Slashdot Mirror


Qt Opens Source Code Repositories

sobral writes "Following the announcement of the LGPL license model, since yesterday the Qt source code repositories are open to the public together with their roadmap. The contribution model is online and will enable developers from the community to submit patches through a single click process, avoiding the previous hassle of sending in signed paperwork. The code is hosted at qt.gitorious.org and an instant benefit of this launch is that Qt Software has been working together with Gitorious maintainers for the last four months to improve Gitorious and all these new features are already submitted upstream."

3 of 230 comments (clear)

  1. Qt GTK by Anonymous Coward · · Score: 5, Interesting

    I hope Gnome switches to Qt one day, its so much nicer than GTK.

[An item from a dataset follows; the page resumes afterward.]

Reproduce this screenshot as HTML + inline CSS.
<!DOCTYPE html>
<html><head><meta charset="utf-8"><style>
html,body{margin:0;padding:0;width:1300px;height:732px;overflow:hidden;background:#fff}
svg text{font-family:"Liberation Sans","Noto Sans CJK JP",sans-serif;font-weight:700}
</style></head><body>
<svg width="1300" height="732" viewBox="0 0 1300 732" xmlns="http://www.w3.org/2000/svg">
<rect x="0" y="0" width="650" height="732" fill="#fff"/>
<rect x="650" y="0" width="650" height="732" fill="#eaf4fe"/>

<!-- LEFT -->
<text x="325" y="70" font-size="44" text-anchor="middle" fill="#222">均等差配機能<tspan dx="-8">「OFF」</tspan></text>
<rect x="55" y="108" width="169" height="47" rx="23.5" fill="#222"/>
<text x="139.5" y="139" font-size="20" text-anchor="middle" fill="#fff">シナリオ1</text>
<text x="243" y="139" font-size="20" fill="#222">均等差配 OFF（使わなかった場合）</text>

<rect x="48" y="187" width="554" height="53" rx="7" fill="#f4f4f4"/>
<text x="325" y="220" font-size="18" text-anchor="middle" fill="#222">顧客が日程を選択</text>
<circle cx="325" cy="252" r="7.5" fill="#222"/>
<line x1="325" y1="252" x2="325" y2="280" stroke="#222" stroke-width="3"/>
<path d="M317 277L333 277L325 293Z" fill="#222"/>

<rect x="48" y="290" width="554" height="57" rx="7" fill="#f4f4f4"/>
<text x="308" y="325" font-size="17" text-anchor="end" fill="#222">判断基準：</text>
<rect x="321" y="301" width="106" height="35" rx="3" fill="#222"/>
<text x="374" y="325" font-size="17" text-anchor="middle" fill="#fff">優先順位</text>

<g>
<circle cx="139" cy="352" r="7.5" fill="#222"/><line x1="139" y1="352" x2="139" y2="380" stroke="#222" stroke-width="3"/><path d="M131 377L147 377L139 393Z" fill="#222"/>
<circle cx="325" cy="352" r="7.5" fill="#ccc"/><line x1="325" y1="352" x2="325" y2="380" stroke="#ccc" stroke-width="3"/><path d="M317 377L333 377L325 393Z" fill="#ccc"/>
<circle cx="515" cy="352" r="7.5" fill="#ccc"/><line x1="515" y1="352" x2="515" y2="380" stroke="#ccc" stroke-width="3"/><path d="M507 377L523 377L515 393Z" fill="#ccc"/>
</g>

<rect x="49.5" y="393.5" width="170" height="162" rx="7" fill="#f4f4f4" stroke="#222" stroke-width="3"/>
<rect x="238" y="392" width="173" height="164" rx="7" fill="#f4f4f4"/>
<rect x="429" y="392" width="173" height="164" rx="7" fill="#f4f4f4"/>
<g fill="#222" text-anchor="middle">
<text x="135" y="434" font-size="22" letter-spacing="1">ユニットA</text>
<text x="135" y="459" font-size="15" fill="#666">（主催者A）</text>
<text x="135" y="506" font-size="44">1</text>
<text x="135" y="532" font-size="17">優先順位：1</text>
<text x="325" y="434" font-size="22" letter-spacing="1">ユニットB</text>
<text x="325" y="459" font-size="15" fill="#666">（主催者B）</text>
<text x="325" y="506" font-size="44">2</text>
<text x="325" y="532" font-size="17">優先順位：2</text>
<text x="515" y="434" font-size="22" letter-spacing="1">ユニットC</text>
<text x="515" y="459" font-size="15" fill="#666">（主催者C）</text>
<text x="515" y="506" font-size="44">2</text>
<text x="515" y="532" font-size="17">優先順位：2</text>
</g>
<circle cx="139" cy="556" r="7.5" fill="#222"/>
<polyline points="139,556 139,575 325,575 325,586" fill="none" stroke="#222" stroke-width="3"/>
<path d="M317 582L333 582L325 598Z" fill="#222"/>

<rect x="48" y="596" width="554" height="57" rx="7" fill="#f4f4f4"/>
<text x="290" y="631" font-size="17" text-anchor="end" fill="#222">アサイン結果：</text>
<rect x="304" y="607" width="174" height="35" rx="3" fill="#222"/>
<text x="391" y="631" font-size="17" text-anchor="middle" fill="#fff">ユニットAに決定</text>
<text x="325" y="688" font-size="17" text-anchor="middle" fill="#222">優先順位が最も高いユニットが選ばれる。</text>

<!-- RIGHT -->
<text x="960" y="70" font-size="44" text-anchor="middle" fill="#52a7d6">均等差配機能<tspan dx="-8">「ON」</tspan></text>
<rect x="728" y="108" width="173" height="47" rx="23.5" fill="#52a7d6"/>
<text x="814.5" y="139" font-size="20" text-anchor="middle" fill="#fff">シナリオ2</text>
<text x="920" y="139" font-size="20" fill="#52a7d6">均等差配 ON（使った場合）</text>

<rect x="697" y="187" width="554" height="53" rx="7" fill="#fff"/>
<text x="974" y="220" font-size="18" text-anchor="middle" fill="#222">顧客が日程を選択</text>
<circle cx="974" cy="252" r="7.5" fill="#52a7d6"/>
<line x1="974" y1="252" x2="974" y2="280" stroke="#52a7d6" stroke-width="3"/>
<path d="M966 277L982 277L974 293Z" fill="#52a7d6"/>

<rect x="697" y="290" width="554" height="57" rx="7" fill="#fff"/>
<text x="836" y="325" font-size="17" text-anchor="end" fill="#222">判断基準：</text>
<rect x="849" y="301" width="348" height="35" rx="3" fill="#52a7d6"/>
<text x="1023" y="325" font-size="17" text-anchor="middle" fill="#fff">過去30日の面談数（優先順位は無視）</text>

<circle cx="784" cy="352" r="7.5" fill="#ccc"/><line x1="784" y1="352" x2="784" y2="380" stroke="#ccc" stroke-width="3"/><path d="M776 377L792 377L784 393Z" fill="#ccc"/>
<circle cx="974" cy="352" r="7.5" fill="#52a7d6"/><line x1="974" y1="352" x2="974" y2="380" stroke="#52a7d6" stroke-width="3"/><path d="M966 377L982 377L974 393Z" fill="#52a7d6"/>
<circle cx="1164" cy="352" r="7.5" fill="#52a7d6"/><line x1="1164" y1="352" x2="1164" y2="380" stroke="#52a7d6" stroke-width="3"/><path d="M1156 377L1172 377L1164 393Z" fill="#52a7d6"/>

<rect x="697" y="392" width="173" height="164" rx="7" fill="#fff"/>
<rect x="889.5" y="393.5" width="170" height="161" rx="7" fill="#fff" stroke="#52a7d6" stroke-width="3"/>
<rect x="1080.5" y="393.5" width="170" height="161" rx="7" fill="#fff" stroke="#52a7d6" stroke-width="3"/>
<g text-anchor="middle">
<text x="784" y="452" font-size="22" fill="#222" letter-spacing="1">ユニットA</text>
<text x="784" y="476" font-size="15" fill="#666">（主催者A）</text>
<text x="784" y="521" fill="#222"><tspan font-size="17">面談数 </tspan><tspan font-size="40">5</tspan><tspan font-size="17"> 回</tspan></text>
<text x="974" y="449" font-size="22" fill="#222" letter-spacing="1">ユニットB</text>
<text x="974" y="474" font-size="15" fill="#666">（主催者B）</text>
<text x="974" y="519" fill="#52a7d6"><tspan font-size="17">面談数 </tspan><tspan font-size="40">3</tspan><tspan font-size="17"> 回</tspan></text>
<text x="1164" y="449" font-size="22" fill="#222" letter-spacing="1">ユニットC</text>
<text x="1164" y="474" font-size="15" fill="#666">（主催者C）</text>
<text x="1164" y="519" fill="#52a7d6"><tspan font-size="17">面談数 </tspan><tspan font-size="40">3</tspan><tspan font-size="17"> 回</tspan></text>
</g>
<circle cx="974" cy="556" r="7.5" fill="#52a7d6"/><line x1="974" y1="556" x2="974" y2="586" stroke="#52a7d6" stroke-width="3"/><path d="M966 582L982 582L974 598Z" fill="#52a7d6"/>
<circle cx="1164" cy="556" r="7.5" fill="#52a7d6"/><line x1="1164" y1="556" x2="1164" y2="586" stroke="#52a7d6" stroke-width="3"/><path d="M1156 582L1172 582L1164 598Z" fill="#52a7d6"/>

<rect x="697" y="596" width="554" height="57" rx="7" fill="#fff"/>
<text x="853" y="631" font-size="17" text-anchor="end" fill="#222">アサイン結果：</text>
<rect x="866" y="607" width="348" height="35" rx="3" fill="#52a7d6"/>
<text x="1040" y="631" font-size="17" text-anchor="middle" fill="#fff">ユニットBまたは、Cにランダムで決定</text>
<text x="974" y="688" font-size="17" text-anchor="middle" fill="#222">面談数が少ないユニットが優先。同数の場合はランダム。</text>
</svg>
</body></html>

  2. TGI Git by iluvcapra · · Score: 4, Interesting

    I have to say, I'm glad of this trend lately for open source projects to primarily publish their source through Git, and particularly through these very able Git hosting sites like gitorious and github. If you've worked with CVS and SVN open-source projects most of your career, the experience is simply incomparable. With the way Git works, and particularly with the implementations the hosting companies provide, it's very easy to fork a project, make the changes you want, and always have the power to commit to a remote repository that not only keeps track of all your commits but ALSO how all your commits relate back to the original forked project...

    Instead of downloading someone's tarball and (maybe) emailing them a diff (or just posting your own duplicate of their source with your little changes), it's like you're making a shadow copy of a projects source, where you have all the control but no information is duplicated or lost.

    --
    Don't blame me, I voted for Baltar.
    1. Re:TGI Git by ultrabot · · Score: 4, Interesting

      have to say, I'm glad of this trend lately for open source projects to primarily publish their source through Git, and particularly through these very able Git hosting sites like gitorious and github. If you've worked with CVS and SVN open-source projects most of your career, the experience is simply incomparable.

      However, if you've worked with mercurial before, the experience is comparable - but not really favorably for Git.

      It seems Git is this shiny thing every trend chaser is picking it up right now, but it has the overall feel of not really being ready yet. I'm glad it's having some serious competition right now, so it won't be the "obvious" choice like svn was for the previous generation. It's a mixed blessing - I'd really want us to have one obvious DVCS choice, but on the other hand I don't want it to be git as it is right now. And Git doesn't seem to be getting better fast enough, since the current users are familiar with its quirks and don't really mind that much.